▸ **TASK INSTRUCTIONS**: Look through the data below and report how many lines include "this". Only the number should be given.

┌─ DATA LISTING

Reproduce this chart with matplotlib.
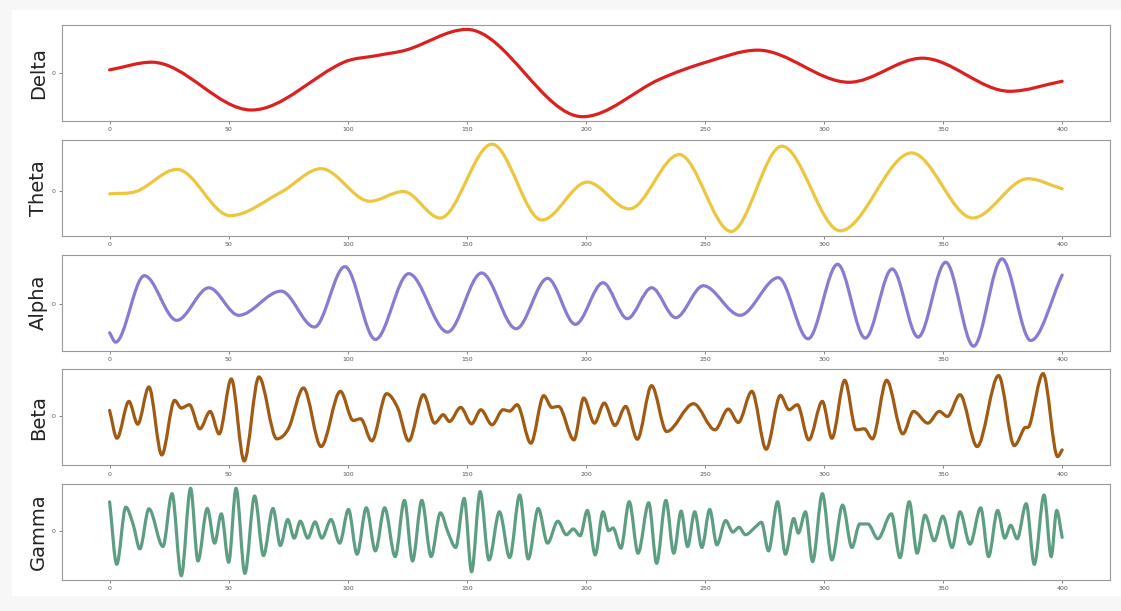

└─
┌─ DATA LISTING

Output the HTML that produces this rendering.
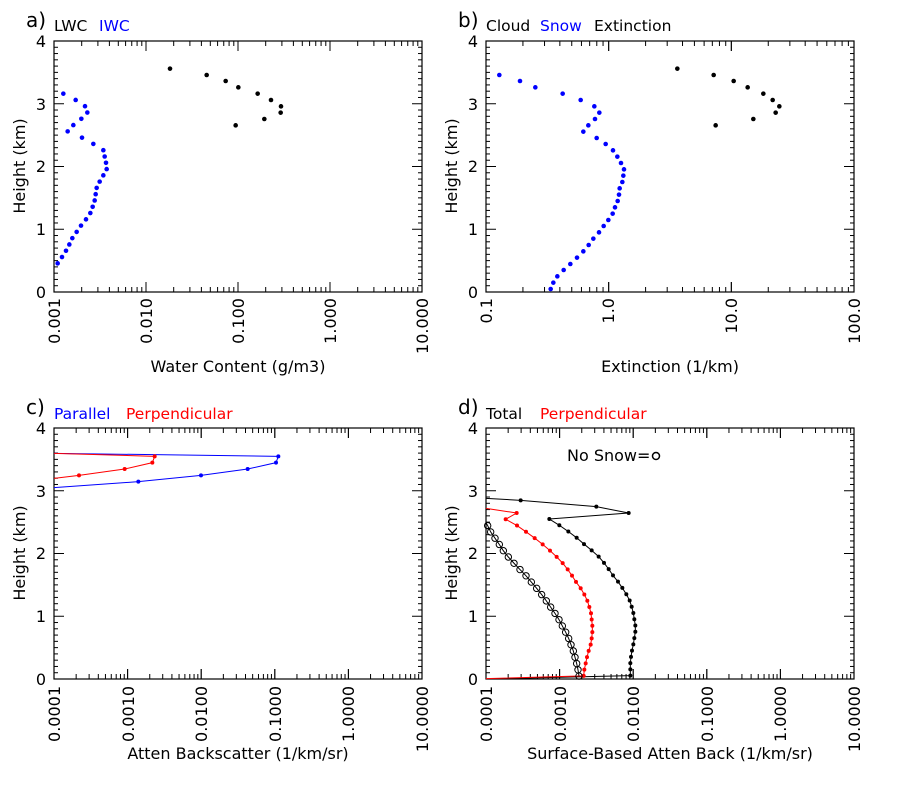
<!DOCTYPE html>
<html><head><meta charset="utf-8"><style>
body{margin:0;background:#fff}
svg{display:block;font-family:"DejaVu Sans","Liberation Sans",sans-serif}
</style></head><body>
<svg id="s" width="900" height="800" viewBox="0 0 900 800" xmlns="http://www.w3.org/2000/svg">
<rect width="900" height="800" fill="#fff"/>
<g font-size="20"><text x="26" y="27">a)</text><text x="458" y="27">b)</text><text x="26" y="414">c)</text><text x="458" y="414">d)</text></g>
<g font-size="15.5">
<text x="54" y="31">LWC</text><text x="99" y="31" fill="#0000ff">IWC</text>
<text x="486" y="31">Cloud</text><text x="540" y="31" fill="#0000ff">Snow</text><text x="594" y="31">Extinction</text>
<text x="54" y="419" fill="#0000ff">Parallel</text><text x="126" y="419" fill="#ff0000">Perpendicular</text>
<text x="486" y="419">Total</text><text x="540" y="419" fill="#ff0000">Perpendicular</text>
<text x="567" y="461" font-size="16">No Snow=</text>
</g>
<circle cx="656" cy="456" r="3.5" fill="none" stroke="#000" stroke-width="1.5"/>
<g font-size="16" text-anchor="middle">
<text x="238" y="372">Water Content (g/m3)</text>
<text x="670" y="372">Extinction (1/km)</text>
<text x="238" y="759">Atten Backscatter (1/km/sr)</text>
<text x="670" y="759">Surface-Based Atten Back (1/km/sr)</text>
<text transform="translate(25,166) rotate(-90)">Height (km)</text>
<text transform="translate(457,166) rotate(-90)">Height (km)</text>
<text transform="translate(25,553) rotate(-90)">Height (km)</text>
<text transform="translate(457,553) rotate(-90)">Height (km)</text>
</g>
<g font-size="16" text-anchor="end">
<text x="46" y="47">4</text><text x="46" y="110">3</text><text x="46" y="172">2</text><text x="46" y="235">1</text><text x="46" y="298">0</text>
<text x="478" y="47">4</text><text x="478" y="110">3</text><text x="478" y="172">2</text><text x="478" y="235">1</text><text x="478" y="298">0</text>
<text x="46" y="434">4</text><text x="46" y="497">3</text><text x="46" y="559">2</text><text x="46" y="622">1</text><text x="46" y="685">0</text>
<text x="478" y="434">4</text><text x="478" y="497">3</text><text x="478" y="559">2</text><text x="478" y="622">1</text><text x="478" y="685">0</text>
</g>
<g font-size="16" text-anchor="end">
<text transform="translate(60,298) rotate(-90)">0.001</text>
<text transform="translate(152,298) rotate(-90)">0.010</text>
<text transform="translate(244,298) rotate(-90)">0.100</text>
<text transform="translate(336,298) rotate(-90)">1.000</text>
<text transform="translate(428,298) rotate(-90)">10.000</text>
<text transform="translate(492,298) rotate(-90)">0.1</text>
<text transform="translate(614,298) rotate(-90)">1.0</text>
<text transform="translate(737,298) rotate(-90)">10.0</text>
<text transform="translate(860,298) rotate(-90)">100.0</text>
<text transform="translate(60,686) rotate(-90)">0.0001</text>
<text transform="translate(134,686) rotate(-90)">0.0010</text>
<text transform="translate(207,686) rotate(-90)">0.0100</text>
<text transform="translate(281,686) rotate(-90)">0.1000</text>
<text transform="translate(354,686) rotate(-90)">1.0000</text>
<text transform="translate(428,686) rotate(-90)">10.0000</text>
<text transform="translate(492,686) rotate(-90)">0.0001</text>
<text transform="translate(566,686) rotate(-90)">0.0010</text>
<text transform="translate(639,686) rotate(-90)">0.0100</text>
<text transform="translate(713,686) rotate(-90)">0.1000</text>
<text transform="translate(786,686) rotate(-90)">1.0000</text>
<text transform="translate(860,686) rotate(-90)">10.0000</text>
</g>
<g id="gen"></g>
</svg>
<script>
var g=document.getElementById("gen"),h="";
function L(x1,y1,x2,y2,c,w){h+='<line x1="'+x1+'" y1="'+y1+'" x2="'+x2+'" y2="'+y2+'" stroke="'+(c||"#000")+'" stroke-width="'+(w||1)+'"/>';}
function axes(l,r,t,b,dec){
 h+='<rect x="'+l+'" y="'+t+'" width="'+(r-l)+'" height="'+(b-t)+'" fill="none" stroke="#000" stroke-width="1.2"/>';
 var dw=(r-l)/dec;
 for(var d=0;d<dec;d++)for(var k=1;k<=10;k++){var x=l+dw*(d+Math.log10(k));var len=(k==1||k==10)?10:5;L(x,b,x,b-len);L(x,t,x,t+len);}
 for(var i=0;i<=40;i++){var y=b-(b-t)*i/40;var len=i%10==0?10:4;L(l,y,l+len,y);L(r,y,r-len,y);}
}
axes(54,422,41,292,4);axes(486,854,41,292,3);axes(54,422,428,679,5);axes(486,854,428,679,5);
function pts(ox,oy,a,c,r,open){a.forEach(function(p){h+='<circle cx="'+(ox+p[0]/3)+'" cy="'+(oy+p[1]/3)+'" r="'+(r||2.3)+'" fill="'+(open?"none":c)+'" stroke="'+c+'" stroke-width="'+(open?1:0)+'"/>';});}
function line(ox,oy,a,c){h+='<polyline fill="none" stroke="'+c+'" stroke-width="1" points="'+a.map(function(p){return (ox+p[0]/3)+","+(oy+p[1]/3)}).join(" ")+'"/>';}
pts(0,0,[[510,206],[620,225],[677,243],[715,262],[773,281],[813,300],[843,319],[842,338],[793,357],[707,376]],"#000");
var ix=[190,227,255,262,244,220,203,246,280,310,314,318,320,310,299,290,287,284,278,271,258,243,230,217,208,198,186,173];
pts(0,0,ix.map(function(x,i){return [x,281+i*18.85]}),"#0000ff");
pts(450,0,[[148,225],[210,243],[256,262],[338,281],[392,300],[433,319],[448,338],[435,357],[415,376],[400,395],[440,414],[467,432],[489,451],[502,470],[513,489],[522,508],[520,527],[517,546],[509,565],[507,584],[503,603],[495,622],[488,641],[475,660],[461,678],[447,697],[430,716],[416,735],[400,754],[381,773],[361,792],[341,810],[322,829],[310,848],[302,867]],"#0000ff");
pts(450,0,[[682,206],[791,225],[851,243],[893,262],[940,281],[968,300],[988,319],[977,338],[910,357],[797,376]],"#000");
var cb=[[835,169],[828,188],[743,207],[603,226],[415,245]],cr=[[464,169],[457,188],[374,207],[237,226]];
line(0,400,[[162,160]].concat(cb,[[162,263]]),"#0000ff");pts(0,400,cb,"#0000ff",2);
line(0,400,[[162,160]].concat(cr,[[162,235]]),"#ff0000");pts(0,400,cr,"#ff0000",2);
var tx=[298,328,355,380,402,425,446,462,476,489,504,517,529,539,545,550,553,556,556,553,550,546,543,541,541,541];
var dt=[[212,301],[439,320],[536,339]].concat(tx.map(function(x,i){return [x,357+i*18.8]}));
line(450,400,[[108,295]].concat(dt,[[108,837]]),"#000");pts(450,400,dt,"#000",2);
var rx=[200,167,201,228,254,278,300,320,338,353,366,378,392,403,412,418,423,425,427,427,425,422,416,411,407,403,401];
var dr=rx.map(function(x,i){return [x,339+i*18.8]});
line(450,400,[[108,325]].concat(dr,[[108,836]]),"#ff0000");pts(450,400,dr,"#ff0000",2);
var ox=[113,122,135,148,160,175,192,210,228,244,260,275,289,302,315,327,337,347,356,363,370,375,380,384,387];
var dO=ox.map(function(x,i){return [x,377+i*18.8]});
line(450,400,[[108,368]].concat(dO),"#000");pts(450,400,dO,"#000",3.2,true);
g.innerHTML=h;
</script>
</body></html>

└─
┌─ DATA LISTING

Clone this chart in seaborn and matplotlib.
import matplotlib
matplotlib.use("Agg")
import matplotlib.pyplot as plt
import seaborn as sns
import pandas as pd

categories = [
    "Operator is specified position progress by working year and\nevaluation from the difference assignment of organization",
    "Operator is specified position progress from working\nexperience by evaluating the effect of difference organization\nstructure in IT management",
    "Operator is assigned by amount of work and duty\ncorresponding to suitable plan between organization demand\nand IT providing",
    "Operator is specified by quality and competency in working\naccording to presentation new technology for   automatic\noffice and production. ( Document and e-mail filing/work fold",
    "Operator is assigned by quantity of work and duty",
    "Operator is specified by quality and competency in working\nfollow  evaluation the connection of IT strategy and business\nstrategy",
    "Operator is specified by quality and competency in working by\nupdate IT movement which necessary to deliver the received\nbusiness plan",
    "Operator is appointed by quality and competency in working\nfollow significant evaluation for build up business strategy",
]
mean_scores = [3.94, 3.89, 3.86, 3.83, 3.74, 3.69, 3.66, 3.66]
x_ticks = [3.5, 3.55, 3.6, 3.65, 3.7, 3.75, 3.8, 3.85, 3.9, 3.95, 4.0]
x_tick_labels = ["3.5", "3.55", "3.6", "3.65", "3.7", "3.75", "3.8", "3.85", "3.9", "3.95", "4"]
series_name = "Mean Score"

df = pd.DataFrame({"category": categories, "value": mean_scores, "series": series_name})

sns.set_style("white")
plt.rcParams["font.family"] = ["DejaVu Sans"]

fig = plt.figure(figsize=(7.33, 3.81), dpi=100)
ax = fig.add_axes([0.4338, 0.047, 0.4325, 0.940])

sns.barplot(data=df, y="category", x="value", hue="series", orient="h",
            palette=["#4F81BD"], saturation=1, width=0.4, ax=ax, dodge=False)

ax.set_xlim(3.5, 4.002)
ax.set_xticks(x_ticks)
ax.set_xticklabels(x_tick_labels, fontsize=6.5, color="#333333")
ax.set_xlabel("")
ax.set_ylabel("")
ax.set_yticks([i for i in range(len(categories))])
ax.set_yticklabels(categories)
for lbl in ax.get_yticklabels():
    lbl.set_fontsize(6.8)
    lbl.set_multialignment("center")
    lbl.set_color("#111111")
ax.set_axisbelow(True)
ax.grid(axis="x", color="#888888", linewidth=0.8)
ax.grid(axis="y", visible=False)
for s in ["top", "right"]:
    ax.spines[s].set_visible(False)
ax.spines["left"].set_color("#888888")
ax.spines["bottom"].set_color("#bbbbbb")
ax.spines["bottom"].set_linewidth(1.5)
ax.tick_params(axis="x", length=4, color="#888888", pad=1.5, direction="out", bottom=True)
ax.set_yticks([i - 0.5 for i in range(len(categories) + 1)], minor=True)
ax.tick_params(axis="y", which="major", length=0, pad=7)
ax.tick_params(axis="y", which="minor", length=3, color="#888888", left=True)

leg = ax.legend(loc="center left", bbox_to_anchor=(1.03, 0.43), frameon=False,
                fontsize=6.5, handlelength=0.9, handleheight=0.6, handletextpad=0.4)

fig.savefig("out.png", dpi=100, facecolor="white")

└─

▸ **TASK SOLUTION**: 3